> **REQUIREMENTS**:
Copy out every line exactly, passing over the pictures.

> **DATA**:
## Start
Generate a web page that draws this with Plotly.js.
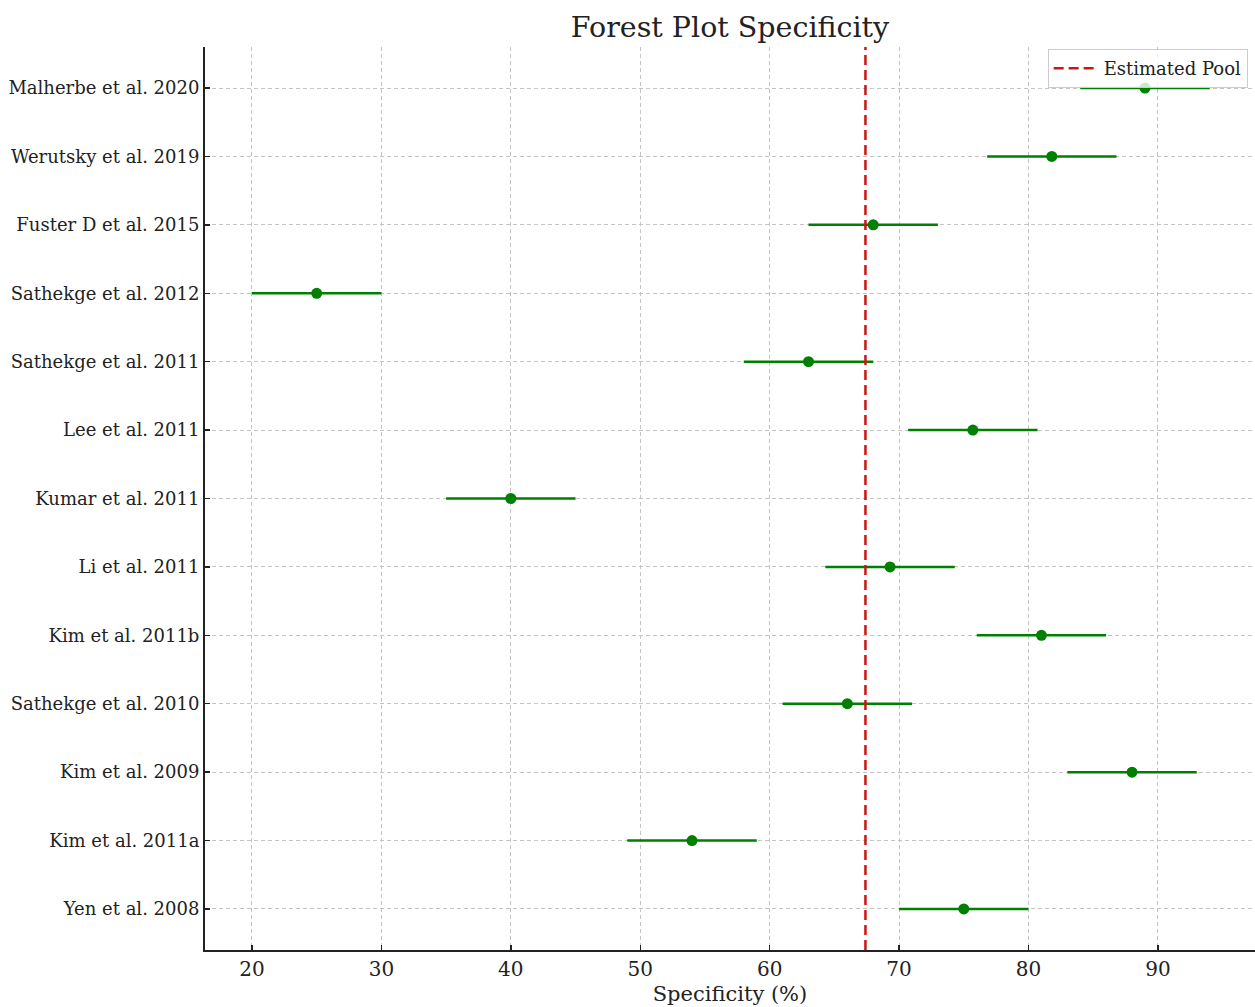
<!DOCTYPE html>
<html>
<head>
<meta charset="utf-8">
<script src="https://cdn.plot.ly/plotly-3.0.1.min.js"></script>
<style>html,body{margin:0;padding:0;background:#fff;}#chart{width:1255px;height:1007px;}</style>
</head>
<body>
<div id="chart"></div>
<script>
// Studies listed bottom to top
const studies = ["Yen et al. 2008","Kim et al. 2011a","Kim et al. 2009","Sathekge et al. 2010","Kim et al. 2011b","Li et al. 2011","Kumar et al. 2011","Lee et al. 2011","Sathekge et al. 2011","Sathekge et al. 2012","Fuster D et al. 2015","Werutsky et al. 2019","Malherbe et al. 2020"];
const specificity = [75, 54, 88, 66, 81, 69.3, 40, 75.7, 63, 25, 68, 81.8, 89];
const ciLower = [70, 49, 83, 61, 76, 64.3, 35, 70.7, 58, 20, 63, 76.8, 84];
const ciUpper = [80, 59, 93, 71, 86, 74.3, 45, 80.7, 68, 30, 73, 86.8, 94];
const pooledEstimate = 67.4;
const xTicks = [20, 30, 40, 50, 60, 70, 80, 90];

const pos = studies.map((_, i) => i);
const errPlus = specificity.map((v, i) => ciUpper[i] - v);
const errMinus = specificity.map((v, i) => v - ciLower[i]);
const font = "DejaVu Serif, serif";

const traces = [
  {
    type: "scatter", mode: "markers", x: specificity, y: pos, showlegend: false,
    marker: {color: "green", size: 11},
    error_x: {type: "data", symmetric: false, array: errPlus, arrayminus: errMinus, color: "green", thickness: 2.5, width: 0}
  },
  {
    type: "scatter", mode: "lines", x: [pooledEstimate, pooledEstimate], y: [-0.6, 12.6],
    name: "Estimated Pool", line: {color: "#cc1515", width: 2.5, dash: "10px,5px"}
  }
];

const layout = {
  width: 1255, height: 1007,
  margin: {l: 205, r: 0, t: 47, b: 57},
  paper_bgcolor: "#fff", plot_bgcolor: "#fff",
  font: {family: font, color: "#222"},
  title: {text: "Forest Plot Specificity", font: {family: font, size: 28.5, color: "#222"}, x: 0.5817, xanchor: "center", y: 0.973, yref: "container", yanchor: "middle"},
  xaxis: {
    range: [16.37, 97.5], tickvals: xTicks, ticktext: xTicks.map(String),
    ticks: "inside", ticklen: 5, tickwidth: 1.5, tickcolor: "#222",
    showline: true, linecolor: "#222", linewidth: 2, mirror: false,
    showgrid: true, gridcolor: "#c4c4c4", gridwidth: 1, griddash: "4px,3px",
    zeroline: false, tickfont: {family: font, size: 20, color: "#222"},
    title: {text: "Specificity (%)", font: {family: font, size: 21, color: "#222"}, standoff: 6}
  },
  yaxis: {
    range: [-0.6, 12.6], tickvals: pos, ticktext: studies,
    ticks: "inside", ticklen: 5, tickwidth: 1.5, tickcolor: "#222",
    showline: true, linecolor: "#222", linewidth: 2, mirror: false,
    showgrid: true, gridcolor: "#c4c4c4", gridwidth: 1, griddash: "4px,3px",
    zeroline: false, tickfont: {family: font, size: 18, color: "#222"}
  },
  legend: {
    x: 0.993, xanchor: "right", y: 0.9546, yanchor: "bottom",
    bgcolor: "rgba(255,255,255,0.8)", bordercolor: "#cccccc", borderwidth: 1,
    itemwidth: 45,
    font: {family: font, size: 18, color: "#222"}
  },
  showlegend: true
};

Plotly.newPlot("chart", traces, layout, {displayModeBar: false, staticPlot: true});
</script>
</body>
</html>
## End
> **COMPLETE RESPONSE**:
Generate a web page that draws this with Plotly.js.
<!DOCTYPE html>
<html>
<head>
<meta charset="utf-8">
<script src="https://cdn.plot.ly/plotly-3.0.1.min.js"></script>
<style>html,body{margin:0;padding:0;background:#fff;}#chart{width:1255px;height:1007px;}</style>
</head>
<body>
<div id="chart"></div>
<script>
// Studies listed bottom to top
const studies = ["Yen et al. 2008","Kim et al. 2011a","Kim et al. 2009","Sathekge et al. 2010","Kim et al. 2011b","Li et al. 2011","Kumar et al. 2011","Lee et al. 2011","Sathekge et al. 2011","Sathekge et al. 2012","Fuster D et al. 2015","Werutsky et al. 2019","Malherbe et al. 2020"];
const specificity = [75, 54, 88, 66, 81, 69.3, 40, 75.7, 63, 25, 68, 81.8, 89];
const ciLower = [70, 49, 83, 61, 76, 64.3, 35, 70.7, 58, 20, 63, 76.8, 84];
const ciUpper = [80, 59, 93, 71, 86, 74.3, 45, 80.7, 68, 30, 73, 86.8, 94];
const pooledEstimate = 67.4;
const xTicks = [20, 30, 40, 50, 60, 70, 80, 90];

const pos = studies.map((_, i) => i);
const errPlus = specificity.map((v, i) => ciUpper[i] - v);
const errMinus = specificity.map((v, i) => v - ciLower[i]);
const font = "DejaVu Serif, serif";

const traces = [
  {
    type: "scatter", mode: "markers", x: specificity, y: pos, showlegend: false,
    marker: {color: "green", size: 11},
    error_x: {type: "data", symmetric: false, array: errPlus, arrayminus: errMinus, color: "green", thickness: 2.5, width: 0}
  },
  {
    type: "scatter", mode: "lines", x: [pooledEstimate, pooledEstimate], y: [-0.6, 12.6],
    name: "Estimated Pool", line: {color: "#cc1515", width: 2.5, dash: "10px,5px"}
  }
];

const layout = {
  width: 1255, height: 1007,
  margin: {l: 205, r: 0, t: 47, b: 57},
  paper_bgcolor: "#fff", plot_bgcolor: "#fff",
  font: {family: font, color: "#222"},
  title: {text: "Forest Plot Specificity", font: {family: font, size: 28.5, color: "#222"}, x: 0.5817, xanchor: "center", y: 0.973, yref: "container", yanchor: "middle"},
  xaxis: {
    range: [16.37, 97.5], tickvals: xTicks, ticktext: xTicks.map(String),
    ticks: "inside", ticklen: 5, tickwidth: 1.5, tickcolor: "#222",
    showline: true, linecolor: "#222", linewidth: 2, mirror: false,
    showgrid: true, gridcolor: "#c4c4c4", gridwidth: 1, griddash: "4px,3px",
    zeroline: false, tickfont: {family: font, size: 20, color: "#222"},
    title: {text: "Specificity (%)", font: {family: font, size: 21, color: "#222"}, standoff: 6}
  },
  yaxis: {
    range: [-0.6, 12.6], tickvals: pos, ticktext: studies,
    ticks: "inside", ticklen: 5, tickwidth: 1.5, tickcolor: "#222",
    showline: true, linecolor: "#222", linewidth: 2, mirror: false,
    showgrid: true, gridcolor: "#c4c4c4", gridwidth: 1, griddash: "4px,3px",
    zeroline: false, tickfont: {family: font, size: 18, color: "#222"}
  },
  legend: {
    x: 0.993, xanchor: "right", y: 0.9546, yanchor: "bottom",
    bgcolor: "rgba(255,255,255,0.8)", bordercolor: "#cccccc", borderwidth: 1,
    itemwidth: 45,
    font: {family: font, size: 18, color: "#222"}
  },
  showlegend: true
};

Plotly.newPlot("chart", traces, layout, {displayModeBar: false, staticPlot: true});
</script>
</body>
</html>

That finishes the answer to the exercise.